タイトルは『鬼火夜行』 夏の夜に得体の知れない“怪異”の往来に鉢合わせてしまったイメージ。壁画を描く要領で描いては離れ全体のバランスを見てを繰り返し描き進めました。


 

 

 

 

この個展がなければ生まれなかった作品を生み出せて満足でした。また機会があれば屏風絵も描きたいです。

 

 

 

これらを制作しながらこの個展のための小さい円パネルのシリーズも制作しました。


このシリーズは一つずつ夏の季語の植物名を付けています。
金魚作品はサイズが可愛いくなるに従い表情も可愛くなることが多いです。
等身大に近づくと金魚の持つ愛玩動物というイメージが大きく出てくるように思います。

 

 

『残りびの玉  百日紅』 円パネルにアクリル絵具 直径10cm 2017

 

 

『残りびの玉  浮葉』 円パネルにアクリル絵具 直径10cm 2017

 

 

『残りびの玉  金雀枝』 円パネルにアクリル絵具 直径12cm 2017

 

 

『残りびの玉  沙羅の花』 円パネルにアクリル絵具 直径15cm 2017

 

 


9作品を同時進行で仕上げていく中で縁日の金魚掬いのポイから覗いたようだなと新たな気付きもありました。

 

 


サイズも価格も購入しやすいシリーズなので可愛い子から掬われていくという意味合いも展示に含ませることができたように思います。

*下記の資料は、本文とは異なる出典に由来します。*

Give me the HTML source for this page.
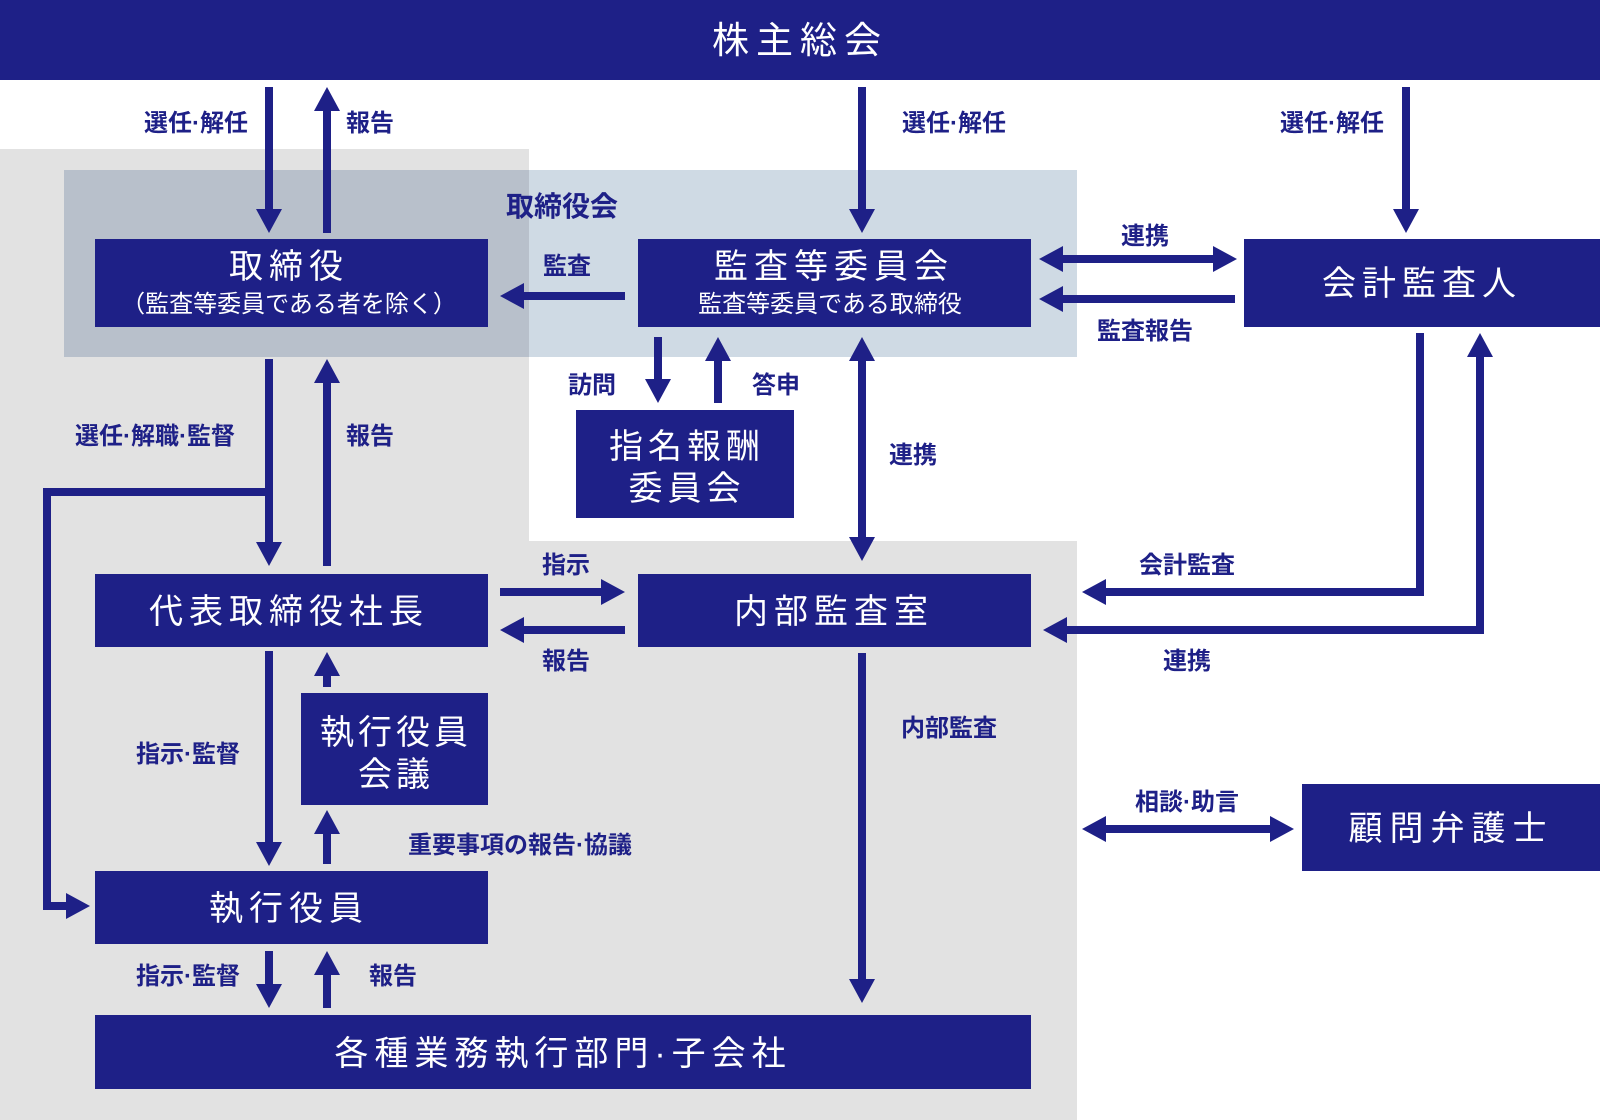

これら最新作と個展テーマに合う過去作を選抜し、ようやく今回の展示作品21つが決まりました。

 

こちらの 『天の川[アルフェラッツ]』 は2013年制作の天の川シリーズで一番大きな作品です。

実はこれまで金魚の頭が上向きなのが正位置だったのですが、搬入時にこれは逆にした方がいいと直感で決めて天地を逆にして展示しました。最後に展示してから3年間寝かして作品の新たな魅力を発見できたような気持ちでした。今後はこの向きを正位置にするか考え中です。

 

他にも関西では殆ど展示していなかった2008年頃の水彩ドローイングなども今回の個展の大事な一部になってくれたのが嬉しかったです。

『head』 紙に水彩 20cm×24cm 2008            『face』 紙に水彩 19cm×20cm  2008

 



個展へは京都造形芸術大学修士課程に在学中、学内で賞を頂いた当時の学長千住博先生からお花を頂きました。そして昨年かがわ・山なみ芸術 綾川エリアに参加した際大変お世話になった香川の皆さんからもお花を頂きました。

 

 

 



さらに香川の皆さんははるばる個展会場まで観に来てくださりました。とても嬉しかったです。

この日は壁画を描いた喫茶リーフのお母さんから譲り受けた浴衣をご本人の前で着たかったので赤襦袢を重ねて着物風に着ていました。

 


他にも沢山の方がお忙しい中観に来てくださりました。やはり人に観てもらうこと、さらに作品を良いと言ってもらえることでそれまでの大変だった制作や準備も報われたように思えますし、またこれからも頑張ろうと思えます。

 

4年振りに個展をして、やはり京都は優しくて厳しい場所で、自分にとって特別な場所なのだなと思いました。

この様な貴重な機会をくださったギャラリー恵風さんへは感謝の気持ちでいっぱいです。

ギャラリーオーナーから差し入れて頂いた向かいのお茶屋さんのソフトクリーム。


 

これからも描きたいものを 描きたいように 描いていきたいと思います。

どうもありがとうございました。